▸ **Extracted information**:
□ □ □ □

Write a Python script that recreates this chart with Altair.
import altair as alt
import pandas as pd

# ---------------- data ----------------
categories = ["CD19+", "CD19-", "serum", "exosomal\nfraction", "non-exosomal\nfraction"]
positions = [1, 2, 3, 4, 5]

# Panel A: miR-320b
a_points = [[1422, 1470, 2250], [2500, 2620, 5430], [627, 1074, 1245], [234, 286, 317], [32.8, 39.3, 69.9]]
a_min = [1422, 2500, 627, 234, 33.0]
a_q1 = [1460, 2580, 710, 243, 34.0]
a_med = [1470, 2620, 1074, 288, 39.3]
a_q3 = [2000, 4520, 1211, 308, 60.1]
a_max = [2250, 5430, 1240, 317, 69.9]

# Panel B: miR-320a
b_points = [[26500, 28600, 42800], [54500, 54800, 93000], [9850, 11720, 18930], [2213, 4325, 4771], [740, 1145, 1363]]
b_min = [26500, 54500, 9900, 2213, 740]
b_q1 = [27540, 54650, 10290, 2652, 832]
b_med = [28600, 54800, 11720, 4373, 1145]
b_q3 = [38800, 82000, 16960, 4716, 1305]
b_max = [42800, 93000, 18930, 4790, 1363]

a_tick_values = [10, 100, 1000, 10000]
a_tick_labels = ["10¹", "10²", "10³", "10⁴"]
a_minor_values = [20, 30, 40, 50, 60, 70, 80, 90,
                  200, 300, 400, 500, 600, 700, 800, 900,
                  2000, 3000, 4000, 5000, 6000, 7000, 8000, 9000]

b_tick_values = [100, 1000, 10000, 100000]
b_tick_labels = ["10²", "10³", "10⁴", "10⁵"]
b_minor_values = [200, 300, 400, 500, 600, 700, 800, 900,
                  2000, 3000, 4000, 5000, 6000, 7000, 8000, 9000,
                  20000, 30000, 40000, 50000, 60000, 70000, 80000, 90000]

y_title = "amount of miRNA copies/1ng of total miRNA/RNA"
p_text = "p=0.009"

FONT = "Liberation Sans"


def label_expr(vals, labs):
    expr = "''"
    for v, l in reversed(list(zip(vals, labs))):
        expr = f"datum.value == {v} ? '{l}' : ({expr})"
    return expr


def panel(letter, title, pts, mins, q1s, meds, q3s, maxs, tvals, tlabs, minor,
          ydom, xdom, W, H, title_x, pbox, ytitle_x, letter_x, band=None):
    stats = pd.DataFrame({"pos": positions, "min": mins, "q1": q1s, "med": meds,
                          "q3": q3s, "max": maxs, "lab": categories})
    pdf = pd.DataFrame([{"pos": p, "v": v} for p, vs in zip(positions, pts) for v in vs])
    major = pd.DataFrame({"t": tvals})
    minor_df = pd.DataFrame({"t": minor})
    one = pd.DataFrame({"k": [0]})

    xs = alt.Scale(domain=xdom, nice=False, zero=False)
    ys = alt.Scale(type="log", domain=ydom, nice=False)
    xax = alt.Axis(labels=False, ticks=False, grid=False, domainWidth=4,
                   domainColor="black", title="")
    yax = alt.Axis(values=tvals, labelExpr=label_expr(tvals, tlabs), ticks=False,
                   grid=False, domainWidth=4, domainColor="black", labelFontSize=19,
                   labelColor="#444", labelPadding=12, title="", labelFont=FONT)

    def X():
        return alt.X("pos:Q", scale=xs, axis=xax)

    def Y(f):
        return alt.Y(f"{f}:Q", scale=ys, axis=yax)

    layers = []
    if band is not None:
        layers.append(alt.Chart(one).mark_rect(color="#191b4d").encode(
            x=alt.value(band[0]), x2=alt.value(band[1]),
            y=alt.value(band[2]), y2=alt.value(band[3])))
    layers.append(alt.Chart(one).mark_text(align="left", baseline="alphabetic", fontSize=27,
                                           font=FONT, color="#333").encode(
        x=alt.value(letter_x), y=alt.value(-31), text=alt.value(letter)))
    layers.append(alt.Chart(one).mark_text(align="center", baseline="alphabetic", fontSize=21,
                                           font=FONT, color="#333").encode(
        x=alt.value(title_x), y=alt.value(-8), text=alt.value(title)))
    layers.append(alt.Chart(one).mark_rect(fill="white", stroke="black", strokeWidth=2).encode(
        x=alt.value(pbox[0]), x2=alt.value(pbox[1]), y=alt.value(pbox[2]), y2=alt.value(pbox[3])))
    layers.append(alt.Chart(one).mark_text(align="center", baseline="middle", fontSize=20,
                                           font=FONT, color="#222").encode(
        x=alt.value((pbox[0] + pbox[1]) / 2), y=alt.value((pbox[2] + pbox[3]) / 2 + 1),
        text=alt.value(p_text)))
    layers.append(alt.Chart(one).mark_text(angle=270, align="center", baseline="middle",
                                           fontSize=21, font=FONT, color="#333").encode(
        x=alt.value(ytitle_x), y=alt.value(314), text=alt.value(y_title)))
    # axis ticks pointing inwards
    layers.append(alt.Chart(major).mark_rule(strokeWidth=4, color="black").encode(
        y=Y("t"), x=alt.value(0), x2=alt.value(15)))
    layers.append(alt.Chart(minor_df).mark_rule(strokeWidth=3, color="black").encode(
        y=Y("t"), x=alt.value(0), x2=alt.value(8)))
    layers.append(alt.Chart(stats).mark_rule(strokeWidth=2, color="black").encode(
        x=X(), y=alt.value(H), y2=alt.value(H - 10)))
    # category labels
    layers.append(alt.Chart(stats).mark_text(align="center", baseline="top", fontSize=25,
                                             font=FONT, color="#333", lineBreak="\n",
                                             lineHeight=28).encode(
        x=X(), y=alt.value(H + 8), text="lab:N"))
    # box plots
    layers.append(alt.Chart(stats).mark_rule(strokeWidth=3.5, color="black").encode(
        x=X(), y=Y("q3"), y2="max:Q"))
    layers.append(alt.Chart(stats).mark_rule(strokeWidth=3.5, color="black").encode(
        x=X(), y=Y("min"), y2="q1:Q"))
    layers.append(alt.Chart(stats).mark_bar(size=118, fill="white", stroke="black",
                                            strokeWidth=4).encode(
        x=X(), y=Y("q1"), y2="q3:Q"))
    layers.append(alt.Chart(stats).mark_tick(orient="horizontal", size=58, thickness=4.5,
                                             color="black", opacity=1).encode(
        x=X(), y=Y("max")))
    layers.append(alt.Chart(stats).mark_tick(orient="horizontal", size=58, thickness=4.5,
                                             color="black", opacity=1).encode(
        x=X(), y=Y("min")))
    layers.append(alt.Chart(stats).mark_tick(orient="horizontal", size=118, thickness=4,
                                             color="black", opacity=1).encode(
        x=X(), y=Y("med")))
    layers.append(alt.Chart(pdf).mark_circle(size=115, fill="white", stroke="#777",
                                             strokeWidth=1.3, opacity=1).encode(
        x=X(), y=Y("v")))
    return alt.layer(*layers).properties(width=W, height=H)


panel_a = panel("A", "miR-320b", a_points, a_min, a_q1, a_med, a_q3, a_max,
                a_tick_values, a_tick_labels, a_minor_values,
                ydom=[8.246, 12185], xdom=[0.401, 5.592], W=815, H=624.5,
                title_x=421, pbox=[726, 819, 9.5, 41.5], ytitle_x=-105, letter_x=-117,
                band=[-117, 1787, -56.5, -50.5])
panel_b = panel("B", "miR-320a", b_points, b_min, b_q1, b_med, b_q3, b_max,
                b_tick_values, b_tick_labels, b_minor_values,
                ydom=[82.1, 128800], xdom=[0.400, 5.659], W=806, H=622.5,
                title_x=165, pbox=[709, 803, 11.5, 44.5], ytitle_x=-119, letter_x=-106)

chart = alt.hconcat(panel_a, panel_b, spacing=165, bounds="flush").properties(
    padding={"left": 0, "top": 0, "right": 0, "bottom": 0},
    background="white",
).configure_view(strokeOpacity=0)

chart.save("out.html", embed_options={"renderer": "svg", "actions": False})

□ □ □ □

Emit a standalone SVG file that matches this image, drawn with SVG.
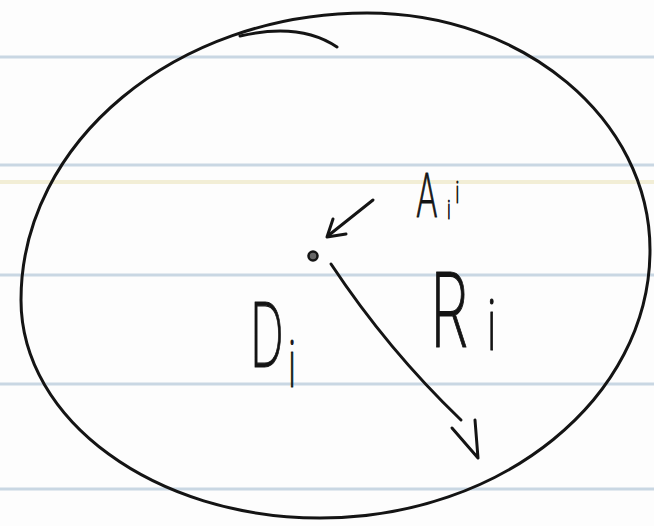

□ □ □ □

▸ **Written task**:
Give back, word for word, each line from the one containing "Write a Python" down to the one containing "return expr", including those two lines.

▸ **Expected output**:
Write a Python script that recreates this chart with Altair.
import altair as alt
import pandas as pd

# ---------------- data ----------------
categories = ["CD19+", "CD19-", "serum", "exosomal\nfraction", "non-exosomal\nfraction"]
positions = [1, 2, 3, 4, 5]

# Panel A: miR-320b
a_points = [[1422, 1470, 2250], [2500, 2620, 5430], [627, 1074, 1245], [234, 286, 317], [32.8, 39.3, 69.9]]
a_min = [1422, 2500, 627, 234, 33.0]
a_q1 = [1460, 2580, 710, 243, 34.0]
a_med = [1470, 2620, 1074, 288, 39.3]
a_q3 = [2000, 4520, 1211, 308, 60.1]
a_max = [2250, 5430, 1240, 317, 69.9]

# Panel B: miR-320a
b_points = [[26500, 28600, 42800], [54500, 54800, 93000], [9850, 11720, 18930], [2213, 4325, 4771], [740, 1145, 1363]]
b_min = [26500, 54500, 9900, 2213, 740]
b_q1 = [27540, 54650, 10290, 2652, 832]
b_med = [28600, 54800, 11720, 4373, 1145]
b_q3 = [38800, 82000, 16960, 4716, 1305]
b_max = [42800, 93000, 18930, 4790, 1363]

a_tick_values = [10, 100, 1000, 10000]
a_tick_labels = ["10¹", "10²", "10³", "10⁴"]
a_minor_values = [20, 30, 40, 50, 60, 70, 80, 90,
                  200, 300, 400, 500, 600, 700, 800, 900,
                  2000, 3000, 4000, 5000, 6000, 7000, 8000, 9000]

b_tick_values = [100, 1000, 10000, 100000]
b_tick_labels = ["10²", "10³", "10⁴", "10⁵"]
b_minor_values = [200, 300, 400, 500, 600, 700, 800, 900,
                  2000, 3000, 4000, 5000, 6000, 7000, 8000, 9000,
                  20000, 30000, 40000, 50000, 60000, 70000, 80000, 90000]

y_title = "amount of miRNA copies/1ng of total miRNA/RNA"
p_text = "p=0.009"

FONT = "Liberation Sans"


def label_expr(vals, labs):
    expr = "''"
    for v, l in reversed(list(zip(vals, labs))):
        expr = f"datum.value == {v} ? '{l}' : ({expr})"
    return expr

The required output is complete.